C. Kausalitas dalam hal tidak
berbuat
Persoalan
ini timbul dalam delik-delik omissi dan dalam delik comisionis per ommisionem
commissa (delik omissi yang tak sesungguhnya). Jenis kedua ini sebenarnya delik
commissi yang dilakukan dengan “tidak berbuat”. Pada delik omissi persoalannya
mudah, karena delik omissi itu adalah delik formil, sehingga tidak ada
persoalan tentang kausalitas.
Yang
ada persoalan ialah pada delik commisionis per omission commissa. Pada delik
ini ada pelanggaran larangan dengan “tidak berbuat”. Dalam persoalan ini ada
beberapa pendirian :
a. Tidak
mungkin orang tidak berbuat bisa menimbulkan akibat. Pendirian ini didasarkan
kepada dalil ilmu pengetahuan alam yang berbunyi bahwa dari keadaan negatif
tidak mungkin timbul kedaan positif. Pendirian ini tidak bisa diterima, karena
dalil pengetahuan alam tidak tepat untuk dipakai dalam ilmu pengetahuan rokhani
(seperti hukum pidana ini).
b.
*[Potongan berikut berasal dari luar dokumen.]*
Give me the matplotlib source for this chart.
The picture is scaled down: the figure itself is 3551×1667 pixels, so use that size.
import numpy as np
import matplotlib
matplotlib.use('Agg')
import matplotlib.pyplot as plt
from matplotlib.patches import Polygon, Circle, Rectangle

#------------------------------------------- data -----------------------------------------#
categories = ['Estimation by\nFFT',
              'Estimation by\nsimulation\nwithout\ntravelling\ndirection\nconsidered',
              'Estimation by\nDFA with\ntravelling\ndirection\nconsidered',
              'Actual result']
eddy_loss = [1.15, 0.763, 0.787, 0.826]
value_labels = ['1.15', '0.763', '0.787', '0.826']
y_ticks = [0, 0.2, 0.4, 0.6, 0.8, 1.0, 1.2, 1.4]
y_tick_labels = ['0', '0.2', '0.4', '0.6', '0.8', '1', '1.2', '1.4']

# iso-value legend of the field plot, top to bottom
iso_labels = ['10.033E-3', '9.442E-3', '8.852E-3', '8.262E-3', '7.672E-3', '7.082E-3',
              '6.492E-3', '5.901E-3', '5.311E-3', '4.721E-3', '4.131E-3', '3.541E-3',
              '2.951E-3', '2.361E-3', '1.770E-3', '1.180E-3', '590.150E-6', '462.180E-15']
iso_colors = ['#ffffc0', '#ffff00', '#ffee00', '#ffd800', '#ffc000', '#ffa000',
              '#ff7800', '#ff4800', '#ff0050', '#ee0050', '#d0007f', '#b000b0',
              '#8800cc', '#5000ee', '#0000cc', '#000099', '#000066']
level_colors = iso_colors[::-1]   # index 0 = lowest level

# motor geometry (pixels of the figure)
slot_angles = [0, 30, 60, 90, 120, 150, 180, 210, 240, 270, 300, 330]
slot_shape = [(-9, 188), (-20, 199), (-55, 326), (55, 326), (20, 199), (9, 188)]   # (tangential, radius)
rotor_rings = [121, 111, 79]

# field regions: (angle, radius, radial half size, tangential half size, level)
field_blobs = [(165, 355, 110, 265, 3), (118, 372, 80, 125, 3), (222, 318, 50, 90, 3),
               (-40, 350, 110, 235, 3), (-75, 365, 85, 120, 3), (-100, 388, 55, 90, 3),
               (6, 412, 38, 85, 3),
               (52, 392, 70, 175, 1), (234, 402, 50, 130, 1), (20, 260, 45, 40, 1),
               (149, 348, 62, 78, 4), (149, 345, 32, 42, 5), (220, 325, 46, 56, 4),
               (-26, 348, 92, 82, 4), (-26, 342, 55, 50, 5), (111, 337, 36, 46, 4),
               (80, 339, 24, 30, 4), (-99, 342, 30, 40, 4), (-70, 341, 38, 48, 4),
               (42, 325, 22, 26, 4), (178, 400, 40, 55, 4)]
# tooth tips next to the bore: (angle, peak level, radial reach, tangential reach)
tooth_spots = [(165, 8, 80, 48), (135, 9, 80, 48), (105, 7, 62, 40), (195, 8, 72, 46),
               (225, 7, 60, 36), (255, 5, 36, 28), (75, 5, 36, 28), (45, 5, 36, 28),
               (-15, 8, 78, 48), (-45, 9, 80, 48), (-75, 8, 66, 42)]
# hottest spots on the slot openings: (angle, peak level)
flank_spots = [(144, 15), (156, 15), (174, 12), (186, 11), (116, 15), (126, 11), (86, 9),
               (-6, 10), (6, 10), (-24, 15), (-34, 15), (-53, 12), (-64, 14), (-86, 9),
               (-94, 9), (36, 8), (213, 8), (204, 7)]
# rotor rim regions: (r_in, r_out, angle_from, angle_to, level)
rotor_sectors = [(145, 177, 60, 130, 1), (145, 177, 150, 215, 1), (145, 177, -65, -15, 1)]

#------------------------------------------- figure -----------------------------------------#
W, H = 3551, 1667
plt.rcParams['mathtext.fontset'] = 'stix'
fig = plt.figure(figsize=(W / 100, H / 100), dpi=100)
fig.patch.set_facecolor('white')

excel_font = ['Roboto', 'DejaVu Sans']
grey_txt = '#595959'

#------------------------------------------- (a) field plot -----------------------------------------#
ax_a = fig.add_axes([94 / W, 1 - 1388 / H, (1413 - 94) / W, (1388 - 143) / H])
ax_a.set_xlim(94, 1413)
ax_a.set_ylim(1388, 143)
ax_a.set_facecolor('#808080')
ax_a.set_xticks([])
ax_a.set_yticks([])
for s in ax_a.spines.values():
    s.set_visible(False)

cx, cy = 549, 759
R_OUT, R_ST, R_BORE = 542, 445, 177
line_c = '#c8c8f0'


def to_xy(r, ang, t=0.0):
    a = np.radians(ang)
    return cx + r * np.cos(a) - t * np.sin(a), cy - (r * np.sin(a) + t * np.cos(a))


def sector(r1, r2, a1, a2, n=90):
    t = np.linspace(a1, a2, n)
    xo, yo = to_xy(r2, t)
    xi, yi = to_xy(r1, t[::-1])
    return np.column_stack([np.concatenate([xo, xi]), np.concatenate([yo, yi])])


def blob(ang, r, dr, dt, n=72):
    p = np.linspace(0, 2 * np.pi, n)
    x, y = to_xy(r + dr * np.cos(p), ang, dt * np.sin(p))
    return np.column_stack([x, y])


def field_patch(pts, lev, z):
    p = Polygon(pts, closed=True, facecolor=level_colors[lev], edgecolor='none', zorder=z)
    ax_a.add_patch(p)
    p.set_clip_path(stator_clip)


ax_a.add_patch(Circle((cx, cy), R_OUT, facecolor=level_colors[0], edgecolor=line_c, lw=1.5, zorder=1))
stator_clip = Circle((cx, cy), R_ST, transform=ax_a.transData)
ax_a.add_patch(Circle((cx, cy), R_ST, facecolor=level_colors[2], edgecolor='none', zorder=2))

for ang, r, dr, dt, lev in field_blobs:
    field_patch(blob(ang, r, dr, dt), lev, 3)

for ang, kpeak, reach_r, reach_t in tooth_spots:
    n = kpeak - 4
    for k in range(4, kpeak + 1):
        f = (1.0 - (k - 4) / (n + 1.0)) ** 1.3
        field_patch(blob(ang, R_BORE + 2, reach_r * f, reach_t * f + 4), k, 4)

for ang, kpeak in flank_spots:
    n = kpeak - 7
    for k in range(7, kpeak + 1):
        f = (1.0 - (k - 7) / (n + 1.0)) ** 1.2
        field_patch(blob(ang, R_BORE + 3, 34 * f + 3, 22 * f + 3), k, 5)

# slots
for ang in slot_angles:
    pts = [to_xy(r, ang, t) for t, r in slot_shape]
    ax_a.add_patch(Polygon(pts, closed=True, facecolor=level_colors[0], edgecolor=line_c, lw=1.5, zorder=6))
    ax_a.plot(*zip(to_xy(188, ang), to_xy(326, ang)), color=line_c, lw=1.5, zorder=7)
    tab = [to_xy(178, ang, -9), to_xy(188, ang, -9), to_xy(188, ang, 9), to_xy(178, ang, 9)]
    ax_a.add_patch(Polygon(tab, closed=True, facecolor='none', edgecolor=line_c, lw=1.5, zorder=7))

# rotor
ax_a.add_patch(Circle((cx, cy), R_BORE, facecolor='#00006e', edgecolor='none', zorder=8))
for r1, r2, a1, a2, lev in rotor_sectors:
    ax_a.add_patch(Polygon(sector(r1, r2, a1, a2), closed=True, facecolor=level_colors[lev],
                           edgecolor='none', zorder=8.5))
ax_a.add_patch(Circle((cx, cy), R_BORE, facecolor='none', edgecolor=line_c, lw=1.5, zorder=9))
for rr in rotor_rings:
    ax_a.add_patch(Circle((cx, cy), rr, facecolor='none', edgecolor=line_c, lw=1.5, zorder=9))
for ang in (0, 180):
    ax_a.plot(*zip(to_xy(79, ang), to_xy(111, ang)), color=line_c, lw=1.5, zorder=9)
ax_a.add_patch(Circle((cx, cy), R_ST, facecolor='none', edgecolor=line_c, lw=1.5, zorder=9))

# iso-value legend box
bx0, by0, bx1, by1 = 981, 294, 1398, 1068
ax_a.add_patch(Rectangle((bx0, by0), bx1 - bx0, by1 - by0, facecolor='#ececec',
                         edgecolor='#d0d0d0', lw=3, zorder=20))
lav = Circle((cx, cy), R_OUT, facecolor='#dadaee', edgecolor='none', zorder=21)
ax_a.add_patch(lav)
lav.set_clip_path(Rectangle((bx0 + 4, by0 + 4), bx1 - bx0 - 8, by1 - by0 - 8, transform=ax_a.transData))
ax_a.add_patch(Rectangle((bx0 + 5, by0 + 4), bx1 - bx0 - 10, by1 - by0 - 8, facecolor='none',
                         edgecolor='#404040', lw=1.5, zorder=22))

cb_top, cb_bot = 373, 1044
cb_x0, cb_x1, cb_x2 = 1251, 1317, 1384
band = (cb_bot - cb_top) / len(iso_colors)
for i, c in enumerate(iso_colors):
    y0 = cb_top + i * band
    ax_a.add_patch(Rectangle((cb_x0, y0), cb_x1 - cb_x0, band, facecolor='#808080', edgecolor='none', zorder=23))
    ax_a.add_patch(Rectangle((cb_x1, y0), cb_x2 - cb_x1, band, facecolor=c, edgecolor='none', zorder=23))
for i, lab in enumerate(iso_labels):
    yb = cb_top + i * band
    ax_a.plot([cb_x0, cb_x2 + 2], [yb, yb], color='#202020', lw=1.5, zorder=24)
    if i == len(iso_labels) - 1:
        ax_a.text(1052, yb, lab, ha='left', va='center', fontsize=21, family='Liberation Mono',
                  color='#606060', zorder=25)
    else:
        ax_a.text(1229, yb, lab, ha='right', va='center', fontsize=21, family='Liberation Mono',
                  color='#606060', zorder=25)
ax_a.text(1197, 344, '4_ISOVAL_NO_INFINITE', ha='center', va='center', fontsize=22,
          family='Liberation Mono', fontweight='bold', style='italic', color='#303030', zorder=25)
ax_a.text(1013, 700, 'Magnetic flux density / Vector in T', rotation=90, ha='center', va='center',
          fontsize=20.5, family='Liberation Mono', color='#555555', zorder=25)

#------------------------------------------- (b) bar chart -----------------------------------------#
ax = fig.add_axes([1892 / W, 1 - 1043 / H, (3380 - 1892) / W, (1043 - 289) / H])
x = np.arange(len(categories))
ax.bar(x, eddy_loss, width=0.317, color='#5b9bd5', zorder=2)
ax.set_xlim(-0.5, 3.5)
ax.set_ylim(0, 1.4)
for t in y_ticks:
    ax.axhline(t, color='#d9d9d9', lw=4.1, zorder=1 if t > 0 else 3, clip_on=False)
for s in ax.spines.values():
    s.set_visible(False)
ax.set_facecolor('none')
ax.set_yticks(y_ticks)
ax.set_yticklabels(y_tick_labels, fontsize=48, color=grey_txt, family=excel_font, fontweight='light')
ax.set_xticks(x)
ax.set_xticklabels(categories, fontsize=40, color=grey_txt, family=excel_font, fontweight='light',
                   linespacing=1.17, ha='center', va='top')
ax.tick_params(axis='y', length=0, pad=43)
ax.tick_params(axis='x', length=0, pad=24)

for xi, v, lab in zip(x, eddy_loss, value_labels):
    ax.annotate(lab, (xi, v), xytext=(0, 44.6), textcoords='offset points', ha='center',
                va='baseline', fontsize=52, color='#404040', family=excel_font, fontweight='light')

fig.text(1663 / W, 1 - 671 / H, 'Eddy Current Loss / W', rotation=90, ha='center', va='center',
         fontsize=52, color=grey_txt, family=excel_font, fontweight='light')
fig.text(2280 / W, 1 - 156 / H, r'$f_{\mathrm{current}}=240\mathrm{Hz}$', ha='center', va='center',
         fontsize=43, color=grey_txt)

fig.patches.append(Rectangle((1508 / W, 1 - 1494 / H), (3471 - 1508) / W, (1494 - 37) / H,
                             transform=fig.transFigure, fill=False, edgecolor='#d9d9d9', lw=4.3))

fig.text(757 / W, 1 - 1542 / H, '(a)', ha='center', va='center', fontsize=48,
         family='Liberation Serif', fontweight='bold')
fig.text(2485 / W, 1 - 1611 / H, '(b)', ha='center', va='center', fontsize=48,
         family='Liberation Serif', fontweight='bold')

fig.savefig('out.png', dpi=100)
Yang
disebut sebab ialah perbuatan yang positif yang dilakukan oleh sipembuat pada
saat akibat itu timbul. Misal : dalam hal seorang ibu membunuh anaknya dengan
tidak memberi susu, yang disebut sebagai sebab ialah “sesuatu yang dilakukan
ibu itu pada saat ia tidak memberi susu itu, misal pergi ke toko. Teori ini dinamakan
“teori berbuat lain. Teori inipun tidak dapat diterima, karena kepergian ibu
itu tidak bisa dianggap ada perhubungan dengan akibat itu.
c. Yang
disebut sebagai sebab ialah perbuatan yang mendahului akibat yang timbul. Teori
ini disebut “teori berbuat yang sebelumnya”, misal seorang penjaga wesel yang
menyebabkan kecelakaan kereta api karena tidak memindahkan wesel; menurut
ajaran ini yang menjadi sebab ialah apa yang dilakukan penjaga wesel. Teori
inipun tidak memuaskan, sebab sulit dilihat hubungannya antara penerimaan
jabatan dengan akibat yang timbul.
d. Seseorang
yang tidak berbuat dapat dikatakan sebab dari sesuatu akibat, apabila ia
mempunyai kewajiban hukum untuk berbuat. Kewajiban itu timbul dari hukum, tidak
hanya yang nyata-nyata tertulis dalam suatu peraturan tetapi juga dari
peraturan-peraturan yang tidak tertulis, ialah norma-norma lainyang berlaku
dalam masyarakat yang teratur. Di bawah ini diberi contoh-contoh apakah ada
kewajiban berbuat atau tidak :
1) Ada
anak yang dibunuh; orang tuanya mengetahui hal ini, tetapi tidak berbuat
apa-apa. Apakah orang tua bertanggung jawab sebagai ikut berbuat dalam
pembunuhan ?
Jawab
(Hof Amsterdam 23 Oktober 1883): tidak, tetapi memang sikap semacam itu sangat
tercela (laakbaar) dan tidak patut.
2) Seorang
penjaga gudang membiarkan pencuri melakukan aksinya, ia dapat
dipertanggungjawabkan, sebab sebagai penjaga ia berkewajiban untuk menjaga dan
berbuat sesuatu.
Kesimpulan
mengenai kausalitas dalam hal tidak berbuat : sekarang tidak ada persoalan
lagi, bahwa tidak berbuat itu dapat menjadi sebab dari suatu akibat. “Tidak
berbuat” sebenarnya juga merupakan “perbuatan”. Dalam delik commisionis per
omissionem commissa (delik omissi yang tidak sesungguhnya) “tidak berbuat” itu
bukannya “tidak berbuat sama sekali” akan tetapi “tidak berbuat sesuatu”, yang
diharapkan untuk diperbuat/dilakukan. Maka dengan pengertian ini hal “tidak
berbuat” pada hakekatnya sama dengan “berbuat sesuatu”, dalam arti dapat
menjadi syarat untuk terjadinya suatu akibat. Sedang menurut teori adequate,
mengingat keadaan yang kongkrit, dapat juga mempunyai kadar untuk terjadinya
akibat, jadi juga dapat menjadi “sebab”.
Akhirnya
perlu diperhatiakn bahwa soal hubungan kausal ini terletak dalam segi obyektif
(yang menyangkut perbuatan) dari keseluruhan syarat pemidanaan, jadi harus
dibedakan dari persoalan kesalahan atau pertanggungan jawab pidana yang
merupakan segi subyektifnya, ialah yang menyangkut orangnya.